Earlier this month, Australia’s communication watchdog, the Australian Communications and Media Authority (ACMA), launched its own investigation, which remains ongoing. The regulator said it would focus on Telstra’s obligations as the Emergency Call Person to transfer emergency calls to police, fire, and ambulance services.
Those findings will be made public.
Australia’s triple zero system is under scrutiny amid multiple recent failures. As this masthead first reported, there are concerns that nearly 1 million mobile phones will be unable to call triple-zero emergency services when the nation’s 3G network is switched off this year.
Meanwhile, during last year’s mass Optus outage, more than 2000 Optus customers were unable to get through to triple zero over a 16-hour period.
Then-Optus chief Kelly Bayer Rosmarin told a Senate inquiry last year that more than 200 triple-zero emergency calls were unable to connect during the November 8 outage, then revealing in January that the real number was more than 10 times higher.

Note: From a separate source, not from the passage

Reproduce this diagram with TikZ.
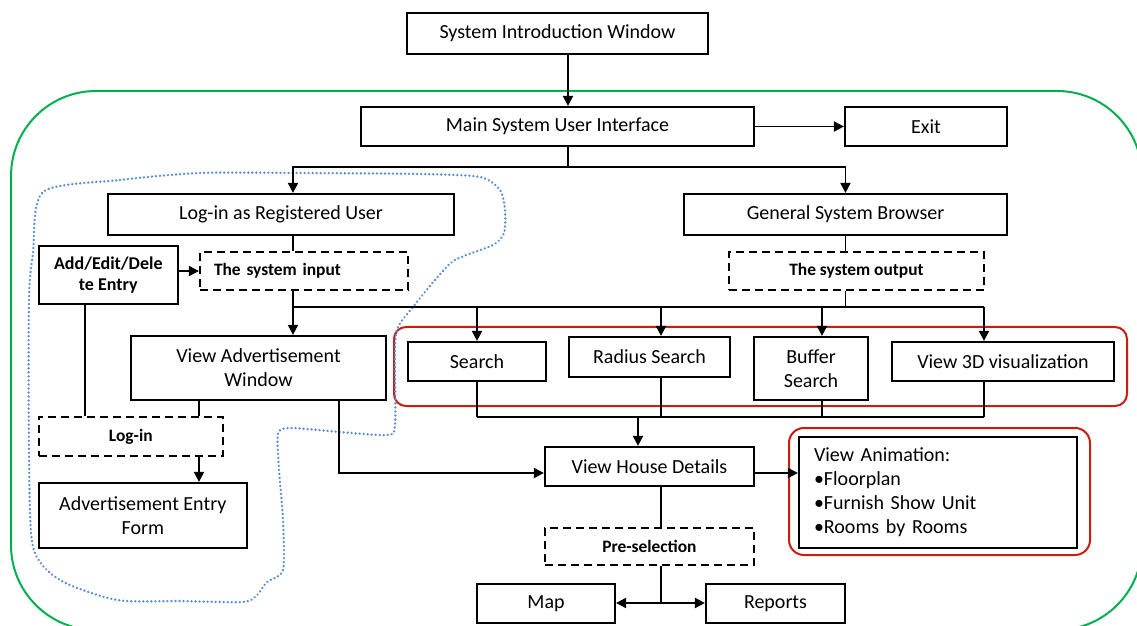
\documentclass[tikz,border=0pt]{standalone}
\usepackage{fontspec}
\setmainfont{Carlito}
\usetikzlibrary{arrows.meta}

\definecolor{framegreen}{RGB}{0,176,80}
\definecolor{framered}{RGB}{200,30,15}
\definecolor{dotblue}{RGB}{85,142,213}

\begin{document}
\begin{tikzpicture}[x=0.5pt,y=-0.5pt,
        box/.style={rectangle,draw,line width=1.1pt,inner sep=0pt,align=center,
            font=\fontsize{10}{12}\selectfont},
        dbox/.style={box,dash pattern=on 4pt off 2.5pt,
            font=\fontsize{8.7}{10.5}\selectfont\bfseries},
        arr/.style={-{Triangle[length=5pt,width=5pt]},line width=0.95pt},
        con/.style={line width=0.95pt}]
        \useasboundingbox (0,0) rectangle (1137,626);

        % outer green frame
        \begin{scope}
            \clip (0,0) rectangle (1137,626);
            \draw[framegreen,line width=1pt,rounded corners=42.5pt] (11,91) rectangle (1142,630);
        \end{scope}

        % red frames
        \draw[framered,line width=1pt,rounded corners=6pt] (394,327) rectangle (1127,406);
        \draw[framered,line width=1pt,rounded corners=7.5pt] (789,428) rectangle (1090,555);

        % blue dotted outline of the registered user part
        \draw[dotblue,line width=1.3pt,line cap=round,dash pattern=on 0.01pt off 2pt]
            plot[smooth cycle,tension=0.45] coordinates {
            (43,192) (120,180) (200,173) (300,173) (420,174) (480,177) (500,190)
            (505,210) (504,233) (493,245) (455,260) (435,280) (413,307) (398,327)
            (395,350) (395,425) (387,435) (340,432) (290,428) (278,434) (279,470)
            (283,520) (283,570) (267,582) (257,595) (243,602) (180,601) (117,600)
            (60,580) (33,547) (29,450) (29,300) (33,253)};

        % top part
        \node[box,minimum width=150.5pt,minimum height=20.5pt] (intro) at (557.5,33.5) {System Introduction Window};
        \node[box,minimum width=196.5pt,minimum height=19.5pt] (main) at (557.5,126.5) {Main System User Interface};
        \node[box,minimum width=81pt,minimum height=19.5pt] (exit) at (926,126.5) {Exit};
        \node[box,minimum width=173pt,minimum height=20.5pt] (login) at (281,214.5) {Log-in as Registered User};
        \node[box,minimum width=161.5pt,minimum height=20.5pt] (gsb) at (845.5,214.5) {General System Browser};

        % input side
        \node[box,minimum width=69.7pt,minimum height=29pt,font=\fontsize{9}{10.5}\selectfont\bfseries] (addedit) at (108.3,275) {Add/Edit/Dele\\te Entry};
        \node[dbox,text width=90pt,inner xsep=7pt,align=left,minimum height=19pt] (sysin) at (304,271) {The system input};
        \node[box,minimum width=127.5pt,minimum height=32pt] (viewad) at (258.5,368) {View Advertisement\\Window};
        \node[dbox,minimum width=92.2pt,minimum height=19.5pt] (logind) at (130.8,436.5) {Log-in};
        \node[box,minimum width=104.2pt,minimum height=32.5pt] (adform) at (142.8,515.5) {Advertisement Entry\\Form};

        % output side
        \node[dbox,minimum width=127.5pt,minimum height=19pt] (sysout) at (856.5,271) {The system output};
        \node[box,minimum width=69pt,minimum height=19.5pt] (search) at (477,361.5) {Search};
        \node[box,minimum width=80.5pt,minimum height=20pt] (radius) at (649.5,357) {Radius Search};
        \node[box,minimum width=57pt,minimum height=31.5pt] (buffer) at (811,368.5) {Buffer\\Search};
        \node[box,minimum width=111pt,minimum height=19.5pt] (view3d) at (1003,361.5) {View 3D visualization};
        \node[box,minimum width=104.5pt,minimum height=19.5pt] (vhd) at (649.5,466.5) {View House Details};
        \node[box,text width=124pt,inner xsep=7.5pt,align=left,minimum height=55.5pt] (anim) at (938,492.5)
            {View Animation:\\\textbullet{}Floorplan\\\textbullet{}Furnish Show Unit\\\textbullet{}Rooms by Rooms};
        \node[dbox,minimum width=104.5pt,minimum height=18.5pt] (presel) at (649.5,546.5) {Pre-selection};
        \node[box,minimum width=69pt,minimum height=19.5pt] (map) at (546,603.5) {Map};
        \node[box,minimum width=69.5pt,minimum height=19.5pt] (reports) at (775.5,603.5) {Reports};

        % junction points
        \coordinate (splittop) at (568,167);
        \coordinate (intrunk) at (293,307);
        \coordinate (outtrunk) at (845.5,307);
        \coordinate (ta) at (477,307);
        \coordinate (tb) at (661,307);
        \coordinate (tc) at (822,307);
        \coordinate (td) at (984,307);
        \coordinate (collect) at (638,417);
        \coordinate (adlink) at (339,473);
        \coordinate (presplit) at (661,603);
        \coordinate (editdrop) at (85,417);
        \coordinate (addrop) at (199,417);

        % connectors at the top
        \draw[arr] (intro.south -| splittop) -- (main.north -| splittop);
        \draw[arr] (main.east) -- (exit.west);
        \draw[arr] (main.south -| splittop) -- (splittop) -| (login.north -| intrunk);
        \draw[arr] (splittop) -| (gsb.north);

        % input connectors
        \draw[con] (login.south -| intrunk) -- (sysin.north -| intrunk);
        \draw[arr] (addedit.east |- sysin) -- (sysin.west);
        \draw[arr] (sysin.south -| intrunk) -- (viewad.north -| intrunk);
        \draw[con] (addedit.south -| editdrop) -- (logind.north -| editdrop);
        \draw[con] (viewad.south -| addrop) -- (logind.north -| addrop);
        \draw[arr] (logind.south -| addrop) -- (adform.north -| addrop);
        \draw[arr] (viewad.south -| adlink) |- (vhd.west |- adlink);

        % output connectors
        \draw[con] (gsb.south) -- (sysout.north -| gsb.south);
        \draw[con] (sysout.south -| outtrunk) -- (outtrunk);
        \draw[con] (intrunk) -- (td);
        \draw[arr] (ta) -- (search.north -| ta);
        \draw[arr] (tb) -- (radius.north -| tb);
        \draw[arr] (tc) -- (buffer.north -| tc);
        \draw[arr] (td) -- (view3d.north -| td);
        \draw[con] (search.south -| ta) -- (ta |- collect);
        \draw[con] (radius.south -| tb) -- (tb |- collect);
        \draw[con] (buffer.south -| tc) -- (tc |- collect);
        \draw[con] (view3d.south -| td) -- (td |- collect);
        \draw[con] (ta |- collect) -- (td |- collect);
        \draw[arr] (collect) -- (vhd.north -| collect);
        \draw[arr] (vhd.east |- adlink) -- (anim.west |- adlink);
        \draw[con] (vhd.south -| presplit) -- (presel.north -| presplit);
        \draw[con] (presel.south -| presplit) -- (presplit);
        \draw[arr] (presplit) -- (map.east |- presplit);
        \draw[arr] (presplit) -- (reports.west |- presplit);
\end{tikzpicture}
\end{document}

“We don’t manage the triple-zero system. It’s a very complex system that involves all the carriers … We’re still investigating that, and we’re really happy that the ACMA has called an investigation into why this did not work,” Bayer Rosmarin said at the time.
Bayer Rosmarin resigned days after the outage, and Optus is yet to appoint a replacement.
The ACMA is also currently conducting an independent investigation into Optus’ compliance with triple-zero regulations.